A brief guide to going to the library to revivify your mind

(This is a distillation of my long personal experience with the technique; take from it what makes sense to you.)

This is a way to till up your mind-soil and get little thoughts into solution to crystallize them into seeds of tranquility, or something. I mash my metaphors purposefully, because this technique works by mixing up your thought-patterns to get you out of those boring little loops.

 

Set aside a two to three hour span of uninterrupted time. It’s best that you be unhurried and unpressured, but this technique can also help you get to that state, so no worries if you’re worried.

Walk to the library. Or use some other human-powered locomotion. Getting your body energy into the act helps get things flowing. On your walk, let your mind drift. If you’re troubled by something, just go ahead and ponder that, but expose your worries to a layer of honest analysis, too. If you’re untroubled, just think about kitty-cats and flowers and such. This is the tilling part. You’re preparing your mind by loosening it up.

Upon passing through the threshold of the library, put aside any worry-type thoughts. In the library, you’re going to run a simple little exercise, two to four times. This is the solution/crystallization phase.

Identify a section of the stacks. If you have a tendency to visit one place in the library a lot, you can start heading there. Or if you have a topic that’s been on your mind a lot lately, type a few keywords into the catalog and choose a book at semi-random from the list and go toward it. Or if you just see a space that seems to be relatively free of other people, drift there. The idea is not to find a specific book or a specific topic, but just to get near things that you’ll probably like.

While moving casually toward your target area, keep your eyes open for any interesting oddities in the stacks. Books that attract you with their nice colors or hot keywords or cool titles or I’ve-always-been-curious topics or whatever. If anything looks good, you’ve found your place. Otherwise, keep going to your original target.

Grab a book. Don’t give any thought to whether you understand the topic well enough to read the book, or whether it’s something worthy of discussion at the watercooler, or whether you’d normally be seen reading such a thing. Just grab something good. Open it to a random page about a third of the way through. You could use the table of contents, or something, too, but probably just go with randomness. Start reading. Don’t stop because they’re referring to some term defined previously in the book, or there’s an equation that you don’t like. You’re not trying to win an award for Awesomeness In Reading Stuff You Already Understand, you’re just activating parts of your brain and getting excited about some ideas and how they connect.

Read for five to fifteen minutes. Maybe break that time up in between two or three books in the vicinity that grab your attention, or just stick with the first one. If you spend too little time, you won’t really get things activating. If you spend too much time, you won’t really get things stirred up.

Repeat the exercise a few more times. I know I already said, that, but it bears repeating. Two times (total) will at least start cross-pollination of ideas, four times is probably best if you have the inclination.

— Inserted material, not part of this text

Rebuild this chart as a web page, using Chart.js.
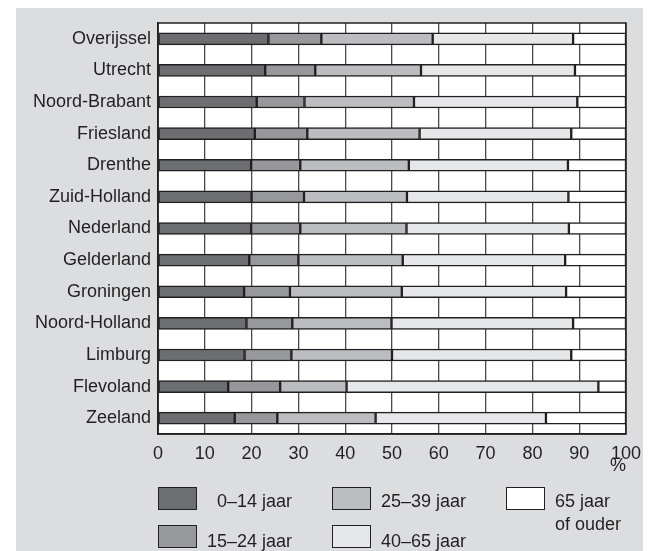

While you’re working on your second or third go-round, you’ll find that things are starting to connect. Ideas expressed in a book about machine learning algorithms will be echoed eerily in a book about sketches by famous designers. This is the crystallization, and it pretty much always happens if you’ve run the exercise according to the basic outline above. It’s pretty awesome.

After a sufficient period of crystallization, you’ll be all revivified and feel better. You can head home, and as you do, just keep going on the various connecting threads. Also, look at trees and sidewalks and telephone poles. Sit in a park for a few minutes. That kind of stuff.